Dunque, contro insopportabili luoghi comuni, diventati talora predicabili, la Conversione religiosa ci annuncia che la casa del Padre non è identica alla sua Lontananza, e la stretta delle sue braccia non è identica alla solitudine in terra lontana.
Il tema della conversione alla Chiesa cattolica mi ha fatto riaprire un libretto, Il Mistero della Chiesa del p. Clerissac, chiave di volta della geografia spirituale che fu ancora della mia formazione, quella delle “grandi amicizie” di Raïssa e Jacques Maritain. “Fuori della Chiesa – scrive Clerissac (l’opera esce postuma a cura di Jacques nel 1918) – l’errore individualista trascina anche a una specie di fatalismo morale (…).
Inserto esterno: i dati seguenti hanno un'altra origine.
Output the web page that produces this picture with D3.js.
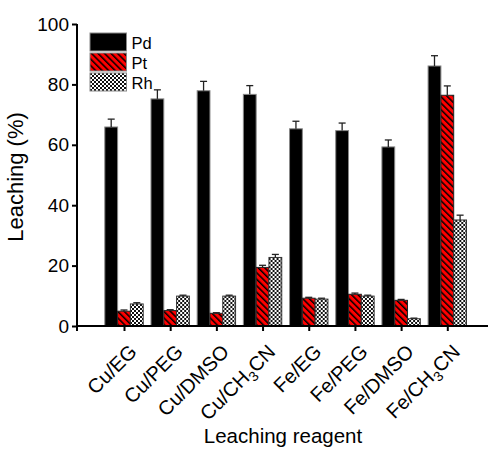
<!DOCTYPE html>
<html>
<head>
<meta charset="utf-8">
<script src="https://cdn.jsdelivr.net/npm/d3@7"></script>
<style>
  html, body { margin: 0; padding: 0; background: #fff; }
  svg { display: block; font-family: Arial, "Liberation Sans", sans-serif; }
</style>
</head>
<body>
<svg id="chart" width="488" height="449"></svg>
<script>
// Leaching reagents (x categories); "3" in CH3CN is drawn as a subscript
const categories = ["Cu/EG", "Cu/PEG", "Cu/DMSO", "Cu/CH3CN", "Fe/EG", "Fe/PEG", "Fe/DMSO", "Fe/CH3CN"];
const seriesNames = ["Pd", "Pt", "Rh"];

// Leaching (%) for each metal, and the upper error (SD)
const pdValues = [65.9, 75.2, 77.9, 76.7, 65.3, 64.7, 59.3, 86.1];
const pdErrors = [2.6, 3.0, 3.1, 2.9, 2.5, 2.5, 2.3, 3.4];
const ptValues = [4.9, 5.1, 4.2, 19.4, 9.2, 10.5, 8.5, 76.4];
const ptErrors = [0.4, 0.3, 0.2, 0.7, 0.3, 0.4, 0.3, 3.1];
const rhValues = [7.3, 9.9, 9.9, 22.7, 8.9, 9.9, 2.4, 35.1];
const rhErrors = [0.4, 0.3, 0.3, 1.0, 0.3, 0.3, 0.2, 1.6];

const yTicks = [0, 20, 40, 60, 80, 100];

const svg = d3.select("#chart");
const defs = svg.append("defs");

// Pt fill: red with thin black hatching running top-left to bottom-right
const hatch = defs.append("pattern")
  .attr("id", "hatchPt").attr("patternUnits", "userSpaceOnUse")
  .attr("width", 4.6).attr("height", 4.6)
  .attr("patternTransform", "rotate(-45)");
hatch.append("rect").attr("width", 4.6).attr("height", 4.6).attr("fill", "#ff0000");
hatch.append("rect").attr("x", 0).attr("y", 0).attr("width", 1.5).attr("height", 4.6).attr("fill", "#000");

// Rh fill: fine black/white checkerboard
const checker = defs.append("pattern")
  .attr("id", "checkRh").attr("patternUnits", "userSpaceOnUse")
  .attr("width", 4).attr("height", 4);
checker.append("rect").attr("width", 4).attr("height", 4).attr("fill", "#fff");
checker.append("rect").attr("width", 2).attr("height", 2).attr("fill", "#111");
checker.append("rect").attr("x", 2).attr("y", 2).attr("width", 2).attr("height", 2).attr("fill", "#111");

const fills = { Pd: "#000", Pt: "url(#hatchPt)", Rh: "url(#checkRh)" };
const strokes = { Pd: "#888", Pt: "#222", Rh: "#333" };

const axisLeftX = 77, axisRightX = 488;
const y = d3.scaleLinear().domain([0, 100]).range([326, 24]);
const x = d3.scalePoint().domain(categories).range([124, 447.3]);
const sub = d3.scaleBand().domain(seriesNames).range([-19.2, 19.2]).padding(0);

const rows = categories.map((c, i) => ({
  cat: c,
  bars: [
    { s: "Pd", v: pdValues[i], e: pdErrors[i] },
    { s: "Pt", v: ptValues[i], e: ptErrors[i] },
    { s: "Rh", v: rhValues[i], e: rhErrors[i] }
  ]
}));

// Bars
const groups = svg.append("g").selectAll("g").data(rows).join("g")
  .attr("transform", d => `translate(${x(d.cat)},0)`);

groups.selectAll("rect.bar").data(d => d.bars).join("rect")
  .attr("class", "bar")
  .attr("x", d => sub(d.s))
  .attr("width", sub.bandwidth())
  .attr("y", d => y(d.v))
  .attr("height", d => y(0) - y(d.v))
  .attr("fill", d => fills[d.s])
  .attr("stroke", d => strokes[d.s])
  .attr("stroke-width", 1);

// Error bars (upper only)
const eb = groups.selectAll("g.err").data(d => d.bars).join("g").attr("class", "err")
  .attr("stroke", "#222").attr("stroke-width", 1.3);
eb.append("line")
  .attr("x1", d => sub(d.s) + sub.bandwidth() / 2)
  .attr("x2", d => sub(d.s) + sub.bandwidth() / 2)
  .attr("y1", d => y(d.v))
  .attr("y2", d => y(d.v + d.e));
eb.append("line")
  .attr("x1", d => sub(d.s) + sub.bandwidth() / 2 - 3.5)
  .attr("x2", d => sub(d.s) + sub.bandwidth() / 2 + 3.5)
  .attr("y1", d => y(d.v + d.e))
  .attr("y2", d => y(d.v + d.e));

// Y axis
const yAxis = svg.append("g").attr("transform", `translate(${axisLeftX},0)`)
  .call(d3.axisLeft(y).tickValues(yTicks).tickSize(5).tickPadding(3));
yAxis.attr("font-size", null).attr("font-family", null);
yAxis.select(".domain").attr("stroke", "#000").attr("stroke-width", 2)
  .attr("d", `M0,${y(100)}V${y(0) + 5}`);
yAxis.selectAll(".tick line").attr("stroke", "#000").attr("stroke-width", 2);
yAxis.selectAll(".tick text").style("font-size", "19px").attr("fill", "#000");

// X axis
const xAxis = svg.append("g").attr("transform", `translate(0,${y(0)})`)
  .call(d3.axisBottom(x).tickSize(5).tickFormat(""));
xAxis.select(".domain").attr("stroke", "#000").attr("stroke-width", 2)
  .attr("d", `M${axisLeftX},0H${axisRightX}`);
xAxis.selectAll(".tick line").attr("stroke", "#000").attr("stroke-width", 2);

// Rotated category labels, CH3 subscript
const lab = svg.append("g").selectAll("text").data(categories).join("text")
  .attr("transform", d => `translate(${x(d) + 14},${y(0) + 27}) rotate(-45)`)
  .attr("text-anchor", "end")
  .style("font-size", "20px")
  .attr("fill", "#000");
lab.each(function(d) {
  const t = d3.select(this);
  const m = d.match(/^(.*CH)3(CN)$/);
  if (m) {
    t.append("tspan").text(m[1]);
    t.append("tspan").style("font-size", "14px").attr("dy", 5).text("3");
    t.append("tspan").attr("dy", -5).text(m[2]);
  } else {
    t.text(d);
  }
});

// Axis titles
svg.append("text")
  .attr("transform", `translate(23,177) rotate(-90)`)
  .attr("text-anchor", "middle").style("font-size", "22px").attr("fill", "#000")
  .text("Leaching (%)");
svg.append("text")
  .attr("x", 283).attr("y", 443)
  .attr("text-anchor", "middle").style("font-size", "20.5px").attr("fill", "#000")
  .text("Leaching reagent");

// Legend
const legend = svg.append("g").attr("transform", "translate(90,33)");
const li = legend.selectAll("g").data(seriesNames).join("g")
  .attr("transform", (d, i) => `translate(0,${i * 20})`);
li.append("rect").attr("width", 36.5).attr("height", 18)
  .attr("fill", d => fills[d]).attr("stroke", "#888").attr("stroke-width", 1);
li.append("text").attr("x", 41.5).attr("y", 15.5).style("font-size", "16.5px").attr("fill", "#000")
  .text(d => d);
</script>
</body>
</html>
Non si crede veramente al passaggio dal male al bene, alla trasformazione del peccato in santità: mutamento che si opera solo attraverso quella solitudine che è peculiare alla Chiesa (…). Solamente la Chiesa sa coniugare il percorso nel deserto e i bisogni della persona”.
In essa la incredibile (e insopportabile per i sempiterni “inquieti”) “perfetta pace e tranquillità” che Newman attestava dopo la sua conversione al cattolicesimo romano. “Al momento della conversione non mi rendevo conto io stesso del cambiamento intellettuale e morale operato nella mia mente (o: nel mio spirito, Mind). Non mi pareva di avere una fede più salda nelle verità fondamentali della rivelazione, né una maggiore padronanza di me (…); ma avevo l’impressione di entrare in porto dopo una traversata agitata; per questo la mia felicità, da allora, è rimasta inalterata”, nonostante che la sua penetrante intelligenza cogliesse le infinite difficoltà di “ogni articolo del credo cristiano”.
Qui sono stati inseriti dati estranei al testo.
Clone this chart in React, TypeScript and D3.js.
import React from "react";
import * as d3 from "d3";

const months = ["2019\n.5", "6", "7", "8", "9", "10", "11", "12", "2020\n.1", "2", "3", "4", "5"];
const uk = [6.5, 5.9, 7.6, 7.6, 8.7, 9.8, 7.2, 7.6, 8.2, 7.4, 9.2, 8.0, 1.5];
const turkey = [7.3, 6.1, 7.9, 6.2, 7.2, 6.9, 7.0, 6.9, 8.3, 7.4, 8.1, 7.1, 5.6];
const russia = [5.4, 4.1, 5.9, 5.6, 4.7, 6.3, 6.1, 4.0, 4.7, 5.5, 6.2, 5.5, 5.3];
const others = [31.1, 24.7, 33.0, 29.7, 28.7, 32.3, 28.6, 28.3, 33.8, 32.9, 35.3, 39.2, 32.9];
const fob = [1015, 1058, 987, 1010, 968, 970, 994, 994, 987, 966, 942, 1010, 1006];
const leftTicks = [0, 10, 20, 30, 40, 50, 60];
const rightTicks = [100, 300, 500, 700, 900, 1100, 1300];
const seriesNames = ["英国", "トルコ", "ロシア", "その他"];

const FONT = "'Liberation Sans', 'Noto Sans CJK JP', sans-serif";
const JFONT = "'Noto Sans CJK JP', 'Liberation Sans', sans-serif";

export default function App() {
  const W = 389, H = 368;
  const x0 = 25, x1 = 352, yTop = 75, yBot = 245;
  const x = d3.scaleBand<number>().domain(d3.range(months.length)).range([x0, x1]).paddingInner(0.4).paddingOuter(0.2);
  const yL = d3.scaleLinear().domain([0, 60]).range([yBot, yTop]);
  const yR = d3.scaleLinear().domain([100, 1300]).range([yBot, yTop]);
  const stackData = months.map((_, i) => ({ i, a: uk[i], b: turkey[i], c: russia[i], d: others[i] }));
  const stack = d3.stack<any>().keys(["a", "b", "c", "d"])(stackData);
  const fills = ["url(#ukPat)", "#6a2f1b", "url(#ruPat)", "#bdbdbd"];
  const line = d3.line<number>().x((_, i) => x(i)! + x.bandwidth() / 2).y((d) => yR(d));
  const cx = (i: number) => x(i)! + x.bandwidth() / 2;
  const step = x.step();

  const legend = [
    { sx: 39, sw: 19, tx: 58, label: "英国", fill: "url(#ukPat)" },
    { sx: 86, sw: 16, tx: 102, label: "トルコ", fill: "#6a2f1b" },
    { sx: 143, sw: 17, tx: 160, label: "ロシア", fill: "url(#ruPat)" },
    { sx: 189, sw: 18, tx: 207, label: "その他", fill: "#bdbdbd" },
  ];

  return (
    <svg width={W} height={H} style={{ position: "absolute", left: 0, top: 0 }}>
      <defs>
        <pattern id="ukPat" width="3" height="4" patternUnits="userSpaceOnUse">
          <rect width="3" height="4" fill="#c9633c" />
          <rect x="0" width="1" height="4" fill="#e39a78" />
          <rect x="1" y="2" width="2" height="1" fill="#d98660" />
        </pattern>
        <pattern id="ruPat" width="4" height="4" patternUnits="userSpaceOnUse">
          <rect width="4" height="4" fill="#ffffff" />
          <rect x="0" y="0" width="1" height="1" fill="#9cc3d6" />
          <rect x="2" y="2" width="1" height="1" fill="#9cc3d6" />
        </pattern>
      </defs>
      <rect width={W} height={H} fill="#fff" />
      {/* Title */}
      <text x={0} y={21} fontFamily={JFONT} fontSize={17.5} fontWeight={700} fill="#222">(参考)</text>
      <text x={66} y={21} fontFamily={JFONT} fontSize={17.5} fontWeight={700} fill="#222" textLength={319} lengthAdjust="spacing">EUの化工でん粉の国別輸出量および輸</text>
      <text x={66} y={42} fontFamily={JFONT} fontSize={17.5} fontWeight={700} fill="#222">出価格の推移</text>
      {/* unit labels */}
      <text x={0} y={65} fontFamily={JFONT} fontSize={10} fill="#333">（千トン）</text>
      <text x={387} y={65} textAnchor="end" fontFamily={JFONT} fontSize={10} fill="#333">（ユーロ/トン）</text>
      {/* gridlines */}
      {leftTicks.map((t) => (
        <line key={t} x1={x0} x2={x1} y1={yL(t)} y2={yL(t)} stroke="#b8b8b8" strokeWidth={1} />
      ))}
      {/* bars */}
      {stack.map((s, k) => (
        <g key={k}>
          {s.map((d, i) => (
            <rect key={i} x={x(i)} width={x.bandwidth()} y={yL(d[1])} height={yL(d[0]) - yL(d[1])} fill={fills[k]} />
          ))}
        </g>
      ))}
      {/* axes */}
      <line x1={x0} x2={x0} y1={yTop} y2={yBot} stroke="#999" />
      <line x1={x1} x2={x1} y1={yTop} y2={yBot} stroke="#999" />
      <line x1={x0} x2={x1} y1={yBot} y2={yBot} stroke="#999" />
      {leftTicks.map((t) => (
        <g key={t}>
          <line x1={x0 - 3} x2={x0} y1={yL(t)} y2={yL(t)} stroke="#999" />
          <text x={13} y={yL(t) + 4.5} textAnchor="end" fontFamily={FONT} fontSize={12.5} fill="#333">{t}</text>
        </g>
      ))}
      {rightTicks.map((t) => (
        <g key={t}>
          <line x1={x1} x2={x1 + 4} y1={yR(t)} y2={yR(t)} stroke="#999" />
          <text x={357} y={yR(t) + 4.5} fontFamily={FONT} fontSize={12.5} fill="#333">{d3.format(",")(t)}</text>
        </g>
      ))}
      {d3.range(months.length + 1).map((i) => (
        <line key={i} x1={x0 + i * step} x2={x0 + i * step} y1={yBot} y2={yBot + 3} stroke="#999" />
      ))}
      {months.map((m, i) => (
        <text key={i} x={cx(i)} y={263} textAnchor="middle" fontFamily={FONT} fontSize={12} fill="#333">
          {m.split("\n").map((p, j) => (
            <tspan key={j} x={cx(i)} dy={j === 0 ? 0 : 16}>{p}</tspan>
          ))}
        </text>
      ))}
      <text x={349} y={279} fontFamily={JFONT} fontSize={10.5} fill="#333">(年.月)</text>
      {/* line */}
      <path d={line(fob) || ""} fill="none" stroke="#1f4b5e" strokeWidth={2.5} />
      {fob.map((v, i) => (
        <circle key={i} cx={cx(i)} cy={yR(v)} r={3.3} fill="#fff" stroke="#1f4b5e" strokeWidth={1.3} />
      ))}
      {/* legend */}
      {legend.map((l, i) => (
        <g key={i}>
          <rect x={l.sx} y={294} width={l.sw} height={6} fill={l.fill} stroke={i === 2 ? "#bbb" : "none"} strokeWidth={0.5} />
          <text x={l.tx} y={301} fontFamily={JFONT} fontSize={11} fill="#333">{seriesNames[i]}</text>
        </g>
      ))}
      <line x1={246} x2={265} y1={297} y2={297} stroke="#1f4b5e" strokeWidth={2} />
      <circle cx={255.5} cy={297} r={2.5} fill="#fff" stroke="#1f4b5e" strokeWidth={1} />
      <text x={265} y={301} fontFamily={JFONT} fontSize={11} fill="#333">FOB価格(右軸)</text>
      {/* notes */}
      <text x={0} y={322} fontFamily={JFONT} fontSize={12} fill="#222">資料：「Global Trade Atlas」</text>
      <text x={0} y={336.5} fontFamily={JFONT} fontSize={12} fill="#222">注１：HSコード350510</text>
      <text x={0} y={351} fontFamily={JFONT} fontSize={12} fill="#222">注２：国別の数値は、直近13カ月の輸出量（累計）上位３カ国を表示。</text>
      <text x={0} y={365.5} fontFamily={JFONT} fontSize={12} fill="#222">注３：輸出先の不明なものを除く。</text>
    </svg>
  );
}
Appare in questa evocazione della gioia dell’approdo la celebre formula dell’Apologia: “Diecimila difficoltà, secondo me, non costituiscono un solo dubbio”. L’equilibrio, frutto della duplice funzione e cura della Chiesa, Maternità e sovranità, secondo Clérissac.
Se questo è il profilo, tratto da pochissime testimonianze tra le infinite, dell’approdo spirituale al Porto, alla maternità e sovranità della Chiesa cattolica, si capisce la passione (rivelativa) con cui il convertito comunica agli altri l’uscita dall’incertezza itinerante, dalla incompiutezza di un edificio non voltato, dal pungolo dell’insignificanza di sé e del mondo.
Tanto più se l’attraversamento del Mar Rosso spirituale è segnato dalla (e attuato nella) sua figura cristiana eminente, il Battesimo. Ho ricordato, e ha ricordato lo stesso Magdi Allam, che l’evento battesimale è evento pubblico per eccellenza, è fatto dell’intera Città di Dio; si estende dalla comunità particolare alla Città celeste, dai presenti alla intera comunione dei santi. Si cita spesso (lo ricavo da Vagaggini) il brano di Origene: “Quando il sacramento della fede ti è stato dato le virtù celesti, i ministeri degli angeli, la chiesa dei primogeniti erano presenti”. Vi è gioia tra gli angeli … È certo che questo si avvertisse in San Pietro nella notte pasquale.
In questo ordine di bellezza, l’intensità della interpretazione che Magdi Cristiano ha offerto (non, comunque, nel tempo/spazio dell’azione sacramentale) del proprio battesimo non è fuori luogo. Allam ha attraversato una soglia obiettiva, da un ordinamento di senso ad un altro, da un’appartenenza ad un’altra.
La Casa cui è giunto, l’abbraccio del Padre in cui si è lasciato serrare, lo segnano e confermano in una novità, che non è il nuovo utopico o evolutivo, ma è antichissima (la “chiesa dei primogeniti” in Cristo risorto). E non è facile riconoscere e accettare al termine di un percorso di libertà un Padre, un amore sovrano; l’atto decisivo di accoglimento della fede fu, in Louis Massignon se non ricordo male, nella capacità di inginocchiarsi di fronte al suo direttore spirituale e con lui a Dio.
Se Allam ha scoperto questa Casa, universalmente destinata all’uomo, come luogo di Libertà e Verità rispetto al proprio passato, egli non fa che muoversi all’altezza del significato essenziale del suo Battesimo.
Anche Messori, in un bell’articolo parallelo a quello di Magris (due voci diverse a confronto sono un eccellente costume del Corriere), ha espresso riserve rispetto all’asprezza di qualche enunciato di Magdi Cristiano sull’Islam.
Penso che oggi in Allam l’esperienza della soglia attraversata, dell’exitus da una servitù di peccato non anzitutto individuale e interiore (tanto meno metaforica), sia troppo forte perché egli non parli per opposizioni; quella anteriorità musulmana resta troppo anelante a colpire la sua vita stessa per non avere per lui nomi e forme (radicalismo, terrorismo, fanatismo).
Forse la durevole “felicità” del suo oggi cristiano, la stessa Maternità della Chiesa che lo aveva avvicinato già negli anni d’infanzia, gli permetteranno col tempo di pensare all’oceano attraversato, non solo nei termini (realissimi, ma non esclusivi) di pericolo e di abisso.